26 So they failed to trap him by what he said in front of the people. Instead, they were amazed by his answer, and they became silent.
- The effect was the opposite of what the Religious Leaders wanted
- Obviously they had no idea of Christ’s divinity, constantly underestimating Him
- They could choose to give up trying to kill Him…
God requires honesty in the way you inquire of Him, He is not obligated to respond.
God will not reveal Himself to those playing power games with people’s faith.
As Christ’s followers we are all Stewards of Christ’s Redemption and God’s Glory.
God entrusts His authority to Leaders, but they are held accountable by Him.

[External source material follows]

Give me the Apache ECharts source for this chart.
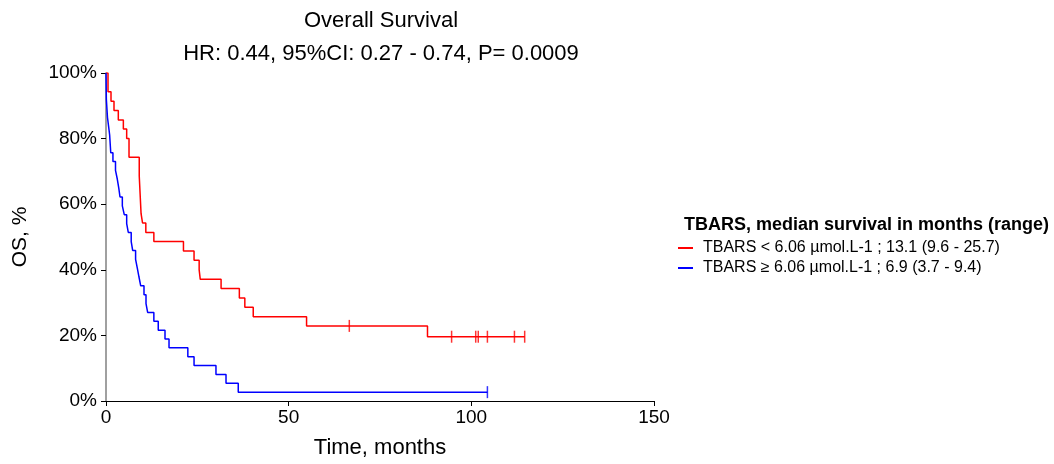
<!DOCTYPE html>
<html>
<head>
<meta charset="utf-8">
<script src="https://cdn.jsdelivr.net/npm/echarts@6/dist/echarts.min.js"></script>
<style>
  html, body { margin: 0; padding: 0; background: #ffffff; overflow: hidden; }
  #chart { width: 1054px; height: 464px; }
</style>
</head>
<body>
<div id="chart"></div>
<script>
// Kaplan-Meier overall survival by TBARS level (months, % surviving)
const lowTimes = [0, 0.55, 1.37, 2.19, 3.37, 4.75, 5.66, 6.3, 9.1, 9.6, 10.0, 10.9, 13.1, 21.2, 24.1, 25.5, 25.8, 31.5, 36.5, 38.0, 40.3, 54.9, 88.0, 114.6];
const lowSurv  = [100, 94.3, 91.4, 88.6, 85.7, 82.9, 80.0, 74.3, 68.6, 57.1, 54.3, 51.4, 48.6, 45.7, 42.9, 40.0, 37.1, 34.3, 31.4, 28.6, 25.7, 22.9, 19.6, 19.6];
const lowCensorTimes = [66.6, 94.6, 101.2, 101.9, 104.4, 111.8, 114.6];
const lowCensorSurv  = [22.9, 19.6, 19.6, 19.6, 19.6, 19.6, 19.6];

const highTimes = [0, 0.1, 0.4, 0.7, 1.0, 1.3, 1.9, 2.6, 3.1, 3.5, 3.83, 4.47, 5.0, 5.66, 6.1, 6.9, 7.3, 8.1, 8.57, 9.03, 9.5, 10.4, 10.95, 11.4, 13.1, 14.3, 16.15, 17.25, 22.4, 24.1, 30.1, 32.85, 36.2, 104.4];
const highSurv  = [100, 91.9, 86.5, 83.8, 81.1, 75.7, 73.0, 70.3, 67.6, 64.9, 62.2, 59.5, 56.8, 54.1, 51.4, 48.6, 45.9, 43.2, 40.5, 37.8, 35.1, 32.4, 29.7, 27.0, 24.3, 21.6, 18.9, 16.2, 13.5, 10.8, 8.1, 5.4, 2.7, 2.7];
const highCensorTimes = [104.4];
const highCensorSurv  = [2.7];

const seriesNames = [
  'TBARS < 6.06 \u00b5mol.L-1 ; 13.1 (9.6 - 25.7)',
  'TBARS \u2265 6.06 \u00b5mol.L-1 ; 6.9 (3.7 - 9.4)'
];
const titleText = 'Overall Survival';
const subtitleText = 'HR: 0.44, 95%CI: 0.27 - 0.74, P= 0.0009';
const legendTitle = 'TBARS, median survival in months (range)';

const FONT = '"Liberation Sans", Arial, Helvetica, sans-serif';
const RED = '#ff0000';
const BLUE = '#0000ff';

const pairs = (xs, ys) => xs.map((x, i) => [x, ys[i]]);

const chart = echarts.init(document.getElementById('chart'), null, { renderer: 'canvas', width: 1054, height: 464 });

function stepSeries(name, xs, ys, color) {
  return {
    name: name,
    type: 'line',
    step: 'end',
    data: pairs(xs, ys),
    symbol: 'none',
    lineStyle: { color: color, width: 1.5 },
    itemStyle: { color: color },
    animation: false,
    z: 3
  };
}

function censorSeries(name, xs, ys, color) {
  return {
    name: name,
    type: 'scatter',
    data: pairs(xs, ys),
    symbol: 'rect',
    symbolSize: [1.5, 12],
    itemStyle: { color: color },
    animation: false,
    z: 4
  };
}

chart.setOption({
  backgroundColor: '#ffffff',
  animation: false,
  textStyle: { fontFamily: FONT },
  grid: { left: 106, right: 400, top: 73, bottom: 58, containLabel: false },
  graphic: [
    { type: 'text', style: { text: titleText, x: 381, y: 21, textAlign: 'center', textVerticalAlign: 'middle', font: '22px ' + FONT, fill: '#000' } },
    { type: 'text', style: { text: subtitleText, x: 381, y: 54, textAlign: 'center', textVerticalAlign: 'middle', font: '22px ' + FONT, fill: '#000' } },
    { type: 'text', style: { text: legendTitle, x: 684, y: 225, textAlign: 'left', textVerticalAlign: 'middle', font: 'bold 18px ' + FONT, fill: '#000' } }
  ],
  legend: {
    data: seriesNames,
    orient: 'vertical',
    left: 673,
    top: 235,
    itemWidth: 15,
    itemHeight: 2,
    itemGap: 4,
    icon: 'rect',
    textStyle: { fontSize: 16, color: '#000', fontFamily: FONT, padding: [0, 0, 0, 5] },
    selectedMode: false
  },
  xAxis: {
    type: 'value',
    min: 0,
    max: 150,
    interval: 50,
    name: 'Time, months',
    nameLocation: 'middle',
    nameGap: 36,
    nameTextStyle: { fontSize: 22, color: '#000', fontFamily: FONT },
    axisLine: { show: true, lineStyle: { color: '#000', width: 1.2 } },
    axisTick: { show: true, length: 5, lineStyle: { color: '#000' } },
    axisLabel: { fontSize: 19, color: '#000', margin: 7, fontFamily: FONT },
    splitLine: { show: false }
  },
  yAxis: {
    type: 'value',
    min: 0,
    max: 100,
    interval: 20,
    name: 'OS, %',
    nameLocation: 'middle',
    nameGap: 75,
    nameTextStyle: { fontSize: 21, color: '#000', fontFamily: FONT },
    axisLine: { show: true, lineStyle: { color: '#808080', width: 1.5 } },
    axisTick: { show: true, length: 5, lineStyle: { color: '#000' } },
    axisLabel: { fontSize: 19, color: '#000', margin: 9, fontFamily: FONT, formatter: '{value}%' },
    splitLine: { show: false }
  },
  series: [
    stepSeries(seriesNames[0], lowTimes, lowSurv, RED),
    stepSeries(seriesNames[1], highTimes, highSurv, BLUE),
    censorSeries('low-censor', lowCensorTimes, lowCensorSurv, RED),
    censorSeries('high-censor', highCensorTimes, highCensorSurv, BLUE)
  ]
});
</script>
</body>
</html>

The system of this fallen world is not what God’s people are to invest in.
Christ’s Followers are stuck in ‘This World’ but are focused on eternal values.
In what ways might you be less than honest with God? How do you stop doing that?
How might you specifically be a better steward of The Gospel & God’s Reputation?
What role can you play in our Church Body to encourage Kingdom Stewardship?
How do you evaluate whether you are more invested in this world or the next?